Outlets like The Reader are also why many columnists can continue to work pro bono, or at an extremely low subscription rate. Independent journalists can only increase our capacity when more outlets are paying a fair wage. $75, $50, even $35 per full-length feature or review is not going to pay the bill.
If literary journalists are forced to treat their practice as a side gig, then, don’t blame them for side gig quality/quantity work.
And, if ethical, community-centric, dedicated publications cannot raise enough funding in traditional ways, don’t be surprised when you see 50 business news outlets echoing off each other.
The last “digital newspaper” I wrote for sold their source’s direct contact information to so-called “preferred partners” without every receiving consent, and bragged themselves to be the fastest growing national media group.

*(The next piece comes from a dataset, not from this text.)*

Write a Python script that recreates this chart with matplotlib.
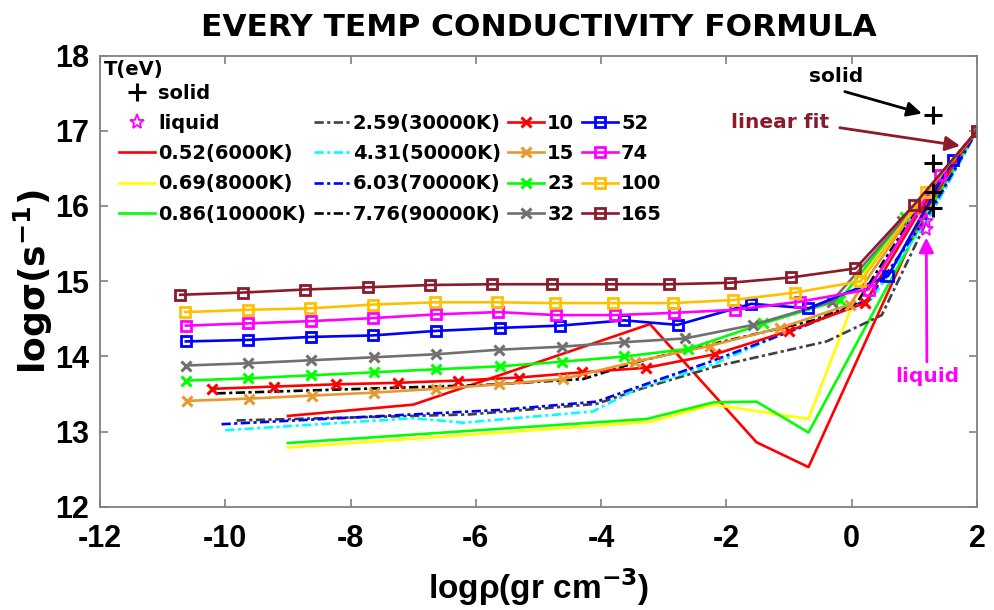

The stories were all beats. 70%+ the stories were aggregated from other publications. There were no interview windows, nor any care about giving the source their grounds to speak. The only reason most writers there called/emailed/sent inquiries was because they needed to validate the contact information — ultimately, it was a lead mining company disguised as a news outlet.
Because quality journalism is expensive.
That’s why we need to make the good people (in this case, the good publication) rich so they can take that money and make more good people rich. Because their impact is at a whole different level.
And we as a society urgently need changes to happen at that scale.